■ Your task:
Set down the data below from its first line to the line holding "Chart.register(...registerables);", inclusive; omit all pictures.

■ Collected data:
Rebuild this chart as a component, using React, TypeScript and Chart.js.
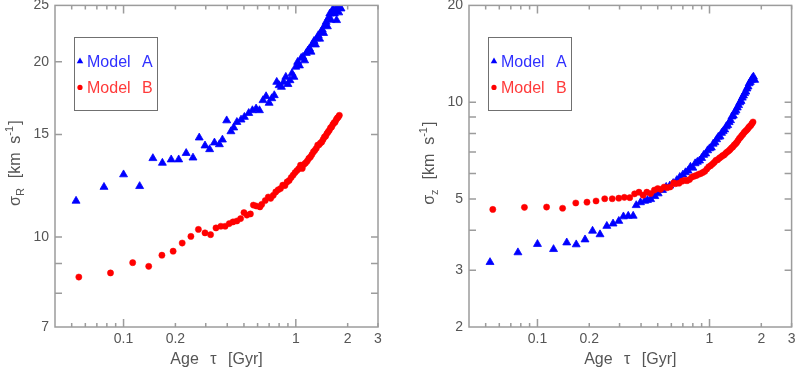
import React, { useEffect, useRef } from 'react';
import { Chart, registerables } from 'chart.js';
Chart.register(...registerables);

// ---------- data ----------
const modelAAge = [
  0.053, 0.077, 0.100, 0.124, 0.148, 0.168, 0.189, 0.209, 0.231, 0.253,
  0.275, 0.297, 0.316, 0.337, 0.360, 0.375, 0.397, 0.420, 0.436, 0.455,
  0.481, 0.503, 0.533, 0.560, 0.588, 0.615, 0.645, 0.672, 0.700, 0.725,
  0.750, 0.775, 0.800, 0.825, 0.850, 0.875, 0.900, 0.925, 0.950, 0.975,
  1.000, 1.025, 1.050, 1.075, 1.100, 1.125, 1.150, 1.175, 1.200, 1.225,
  1.250, 1.275, 1.300, 1.325, 1.350, 1.375, 1.400, 1.425, 1.450, 1.475,
  1.500, 1.525, 1.550, 1.575, 1.600, 1.625, 1.650, 1.675, 1.700, 1.725,
  1.750, 1.775, 1.800, 1.830,
];
const modelASigmaR = [
  11.53, 12.18, 12.80, 12.22, 13.65, 13.40, 13.58, 13.58, 13.93, 13.68,
  14.81, 14.35, 14.14, 14.52, 14.42, 14.69, 15.85, 15.18, 15.41, 15.75,
  15.90, 16.07, 16.32, 16.50, 16.61, 16.50, 17.17, 17.44, 16.99, 17.30,
  17.51, 18.46, 18.22, 18.10, 18.46, 18.83, 18.30, 18.58, 19.10, 18.83,
  19.60, 19.98, 19.70, 20.30, 20.38, 20.10, 20.70, 20.90, 21.07, 20.80,
  21.45, 21.70, 21.40, 21.93, 22.20, 21.90, 22.50, 22.70, 22.40, 23.10,
  23.41, 23.00, 23.80, 24.19, 23.60, 24.40, 24.68, 24.20, 24.50, 23.57,
  24.85, 24.30, 24.80, 24.68,
];
const modelASigmaZ = [
  3.18, 3.41, 3.62, 3.49, 3.66, 3.61, 3.74, 3.98, 3.88, 4.12,
  4.19, 4.27, 4.41, 4.43, 4.43, 4.78, 4.88, 4.93, 4.96, 4.99,
  5.10, 5.20, 5.33, 5.45, 5.50, 5.60, 5.72, 5.85, 5.95, 6.05,
  6.12, 6.29, 6.25, 6.45, 6.52, 6.58, 6.70, 6.85, 6.92, 7.08,
  7.18, 7.22, 7.42, 7.50, 7.66, 7.80, 7.82, 8.02, 8.12, 8.22,
  8.40, 8.48, 8.66, 8.78, 9.02, 9.08, 9.32, 9.42, 9.62, 9.78,
  9.98, 10.08, 10.32, 10.48, 10.66, 10.78, 11.02, 11.18, 11.44, 11.55,
  11.72, 11.88, 12.00, 11.72,
];

const modelBAge = [
  0.055, 0.084, 0.113, 0.140, 0.167, 0.194, 0.219, 0.246, 0.272, 0.297,
  0.320, 0.344, 0.367, 0.389, 0.411, 0.432, 0.455, 0.478, 0.500, 0.520,
  0.545, 0.567, 0.590, 0.619, 0.634, 0.665, 0.692, 0.715, 0.740, 0.765,
  0.790, 0.815, 0.840, 0.865, 0.890, 0.915, 0.940, 0.965, 0.990, 1.015,
  1.040, 1.065, 1.090, 1.115, 1.140, 1.165, 1.190, 1.215, 1.240, 1.265,
  1.290, 1.315, 1.340, 1.365, 1.390, 1.415, 1.440, 1.465, 1.490, 1.515,
  1.540, 1.565, 1.590, 1.615, 1.640, 1.665, 1.690, 1.715, 1.740, 1.765,
  1.790,
];
const modelBSigmaR = [
  8.53, 8.67, 9.03, 8.90, 9.30, 9.45, 9.76, 10.02, 10.30, 10.16,
  10.09, 10.36, 10.43, 10.43, 10.54, 10.61, 10.65, 10.75, 11.01, 10.90,
  10.95, 11.34, 11.30, 11.26, 11.37, 11.55, 11.71, 11.65, 11.79, 11.95,
  12.05, 12.11, 12.27, 12.25, 12.43, 12.50, 12.65, 12.77, 12.90, 13.00,
  13.10, 13.28, 13.11, 13.32, 13.40, 13.50, 13.64, 13.72, 13.85, 14.00,
  14.09, 14.20, 14.38, 14.40, 14.50, 14.56, 14.70, 14.85, 14.90, 15.05,
  15.15, 15.25, 15.40, 15.45, 15.60, 15.70, 15.75, 15.90, 16.00, 16.07,
  16.18,
];
const modelBSigmaZ = [
  4.64, 4.71, 4.72, 4.68, 4.86, 4.89, 4.93, 5.01, 5.01, 5.03,
  5.06, 5.05, 5.19, 5.25, 5.14, 5.25, 5.20, 5.33, 5.39, 5.36,
  5.45, 5.42, 5.45, 5.61, 5.58, 5.60, 5.68, 5.72, 5.70, 5.75,
  5.85, 5.89, 5.92, 5.97, 6.00, 6.05, 6.10, 6.20, 6.30, 6.35,
  6.42, 6.50, 6.60, 6.62, 6.70, 6.75, 6.82, 6.85, 6.93, 7.00,
  7.05, 7.12, 7.20, 7.26, 7.35, 7.42, 7.50, 7.60, 7.71, 7.78,
  7.88, 7.95, 8.05, 8.12, 8.18, 8.25, 8.35, 8.42, 8.48, 8.58,
  8.68,
];

const seriesNames = ['Model A', 'Model B'];

// ---------- axes ----------
const xRange = [0.04, 3];
const xLabelTicks = [0.1, 0.2, 1, 2, 3];
const xMajorTicks = [0.1, 1];
const xMinorTicks = [0.05, 0.06, 0.07, 0.08, 0.09, 0.2, 0.3, 0.4, 0.5, 0.6, 0.7, 0.8, 0.9, 2, 3];

const leftYRange = [7, 25];
const leftYLabels = [7, 10, 15, 20, 25];
const leftYTicks = [8, 9, 10, 15, 20];

const rightYRange = [2, 20];
const rightYLabels = [2, 3, 5, 10, 20];
const rightYTicks = [3, 4, 5, 6, 7, 8, 9, 10];

const BLUE = '#0000ff';
const RED = '#ff0000';
const FRAME = '#9c9c9c';
const TEXT = '#555555';
const FONT = "'Liberation Sans', Arial, sans-serif";

type PanelProps = {
  a: number[];
  b: number[];
  yRange: number[];
  yLabels: number[];
  yTicks: number[];
  sub: string;
  width: number;
  yAxisWidth: number;
  padRight: number;
  left: number;
};

function drawYTitle(ctx: CanvasRenderingContext2D, x: number, yc: number, sub: string) {
  const big = `16px ${FONT}`;
  const small = `11px ${FONT}`;
  const parts = [
    { t: 'σ', f: big, dy: 0 },
    { t: sub, f: small, dy: 4 },
    { t: '  [km  s', f: big, dy: 0 },
    { t: '-1', f: small, dy: -7 },
    { t: ']', f: big, dy: 0 },
  ];
  ctx.save();
  (ctx as any).wordSpacing = '0px';
  let total = 0;
  const widths: number[] = [];
  for (const p of parts) {
    ctx.font = p.f;
    const w = ctx.measureText(p.t).width + (p.f === small ? 1 : 0);
    widths.push(w);
    total += w;
  }
  ctx.translate(x, yc);
  ctx.rotate(-Math.PI / 2);
  ctx.fillStyle = TEXT;
  ctx.textBaseline = 'alphabetic';
  ctx.textAlign = 'left';
  let cx = -total / 2;
  parts.forEach((p, i) => {
    ctx.font = p.f;
    ctx.fillText(p.t, cx, p.dy);
    cx += widths[i];
  });
  ctx.restore();
}

function Panel(props: PanelProps) {
  const ref = useRef<HTMLCanvasElement>(null);
  useEffect(() => {
    const { a, b, yRange, yLabels, yTicks, sub } = props;
    const framePlugin = {
      id: 'frameTicks',
      afterDraw(chart: any) {
        const { ctx, chartArea: ca, scales } = chart;
        const xs = scales.x;
        const ys = scales.y;
        ctx.save();
        ctx.strokeStyle = FRAME;
        ctx.lineWidth = 1.5;
        ctx.strokeRect(ca.left, ca.top, ca.right - ca.left, ca.bottom - ca.top);
        ctx.beginPath();
        for (const v of [...xMajorTicks, ...xMinorTicks]) {
          const len = xMajorTicks.includes(v) ? 8 : 4;
          const px = xs.getPixelForValue(v);
          ctx.moveTo(px, ca.bottom);
          ctx.lineTo(px, ca.bottom - len);
          ctx.moveTo(px, ca.top);
          ctx.lineTo(px, ca.top + len);
        }
        for (const v of yTicks) {
          const py = ys.getPixelForValue(v);
          ctx.moveTo(ca.left, py);
          ctx.lineTo(ca.left + 7, py);
          ctx.moveTo(ca.right, py);
          ctx.lineTo(ca.right - 7, py);
        }
        ctx.stroke();

        // legend
        const bx = ca.left + 19;
        const by = ca.top + 32;
        const bw = 83;
        const bh = 73;
        ctx.strokeStyle = '#707070';
        ctx.lineWidth = 1;
        ctx.strokeRect(Math.round(bx) + 0.5, Math.round(by) + 0.5, bw, bh);
        const mx = bx + 6;
        const r1 = by + 24;
        const r2 = by + 50;
        ctx.fillStyle = BLUE;
        ctx.beginPath();
        const tr = 3.8;
        ctx.moveTo(mx, r1 - tr);
        ctx.lineTo(mx + tr * 0.866, r1 + tr * 0.5);
        ctx.lineTo(mx - tr * 0.866, r1 + tr * 0.5);
        ctx.closePath();
        ctx.fill();
        ctx.fillStyle = RED;
        ctx.beginPath();
        ctx.arc(mx, r2, 2.6, 0, Math.PI * 2);
        ctx.fill();
        ctx.font = `16px ${FONT}`;
        (ctx as any).wordSpacing = '7px';
        ctx.textAlign = 'left';
        ctx.textBaseline = 'alphabetic';
        ctx.fillStyle = '#3030ff';
        ctx.fillText(seriesNames[0], bx + 13, r1 + 6);
        ctx.fillStyle = '#ff3a3a';
        ctx.fillText(seriesNames[1], bx + 13, r2 + 6);

        // x title
        (ctx as any).wordSpacing = '7px';
        ctx.fillStyle = TEXT;
        ctx.textAlign = 'center';
        ctx.font = `16px ${FONT}`;
        ctx.fillText('Age τ [Gyr]', (ca.left + ca.right) / 2, ca.bottom + 37);
        ctx.restore();

        drawYTitle(ctx, ca.left - 35, (ca.top + ca.bottom) / 2 - 3, sub);
      },
    };

    const chart = new Chart(ref.current as HTMLCanvasElement, {
      type: 'scatter',
      data: {
        datasets: [
          {
            label: seriesNames[1],
            data: modelBAge.map((x, i) => ({ x, y: b[i] })),
            pointStyle: 'circle',
            pointRadius: 3.1,
            backgroundColor: RED,
            borderColor: RED,
            borderWidth: 0.5,
          },
          {
            label: seriesNames[0],
            data: modelAAge.map((x, i) => ({ x, y: a[i] })),
            pointStyle: 'triangle',
            pointRadius: 4.6,
            backgroundColor: BLUE,
            borderColor: BLUE,
            borderWidth: 0.8,
          },
        ],
      },
      options: {
        animation: false,
        responsive: false,
        events: [],
        layout: { padding: { top: 5, right: props.padRight, left: 0, bottom: 0 } },
        plugins: { legend: { display: false }, tooltip: { enabled: false } },
        scales: {
          x: {
            type: 'logarithmic',
            min: xRange[0],
            max: xRange[1],
            grid: { display: false, drawTicks: false },
            border: { display: false },
            ticks: {
              autoSkip: false,
              maxRotation: 0,
              minRotation: 0,
              padding: 4,
              color: TEXT,
              font: { family: FONT, size: 14 },
              callback: (v: any) => String(v),
            },
            afterBuildTicks: (axis: any) => {
              axis.ticks = xLabelTicks.map((v) => ({ value: v }));
            },
            afterFit: (axis: any) => {
              axis.height = 41;
              axis.paddingLeft = 0;
              axis.paddingRight = 0;
            },
          },
          y: {
            type: 'logarithmic',
            min: yRange[0],
            max: yRange[1],
            grid: { display: false, drawTicks: false },
            border: { display: false },
            ticks: {
              autoSkip: false,
              padding: 6,
              color: TEXT,
              font: { family: FONT, size: 14 },
              callback: (v: any) => String(v),
            },
            afterBuildTicks: (axis: any) => {
              axis.ticks = yLabels.map((v) => ({ value: v }));
            },
            afterFit: (axis: any) => {
              axis.width = props.yAxisWidth;
              axis.paddingTop = 0;
              axis.paddingBottom = 0;
            },
          },
        },
      },
      plugins: [framePlugin],
    } as any);
    return () => chart.destroy();
  }, []);
  return (
    <canvas
      ref={ref}
      width={props.width}
      height={368}
      style={{ position: 'absolute', left: props.left, top: 0, width: props.width, height: 368 }}
    />
  );
}

export default function App() {
  return (
    <div style={{ position: 'fixed', left: 0, top: 0, width: 797, height: 368, background: '#fff' }}>
      <Panel
        a={modelASigmaR}
        b={modelBSigmaR}
        yRange={leftYRange}
        yLabels={leftYLabels}
        yTicks={leftYTicks}
        sub="R"
        width={397}
        yAxisWidth={55}
        padRight={19}
        left={0}
      />
      <Panel
        a={modelASigmaZ}
        b={modelBSigmaZ}
        yRange={rightYRange}
        yLabels={rightYLabels}
        yTicks={rightYTicks}
        sub="z"
        width={400}
        yAxisWidth={72}
        padRight={4}
        left={397}
      />
    </div>
  );
}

■ Task answer:
Rebuild this chart as a component, using React, TypeScript and Chart.js.
import React, { useEffect, useRef } from 'react';
import { Chart, registerables } from 'chart.js';
Chart.register(...registerables);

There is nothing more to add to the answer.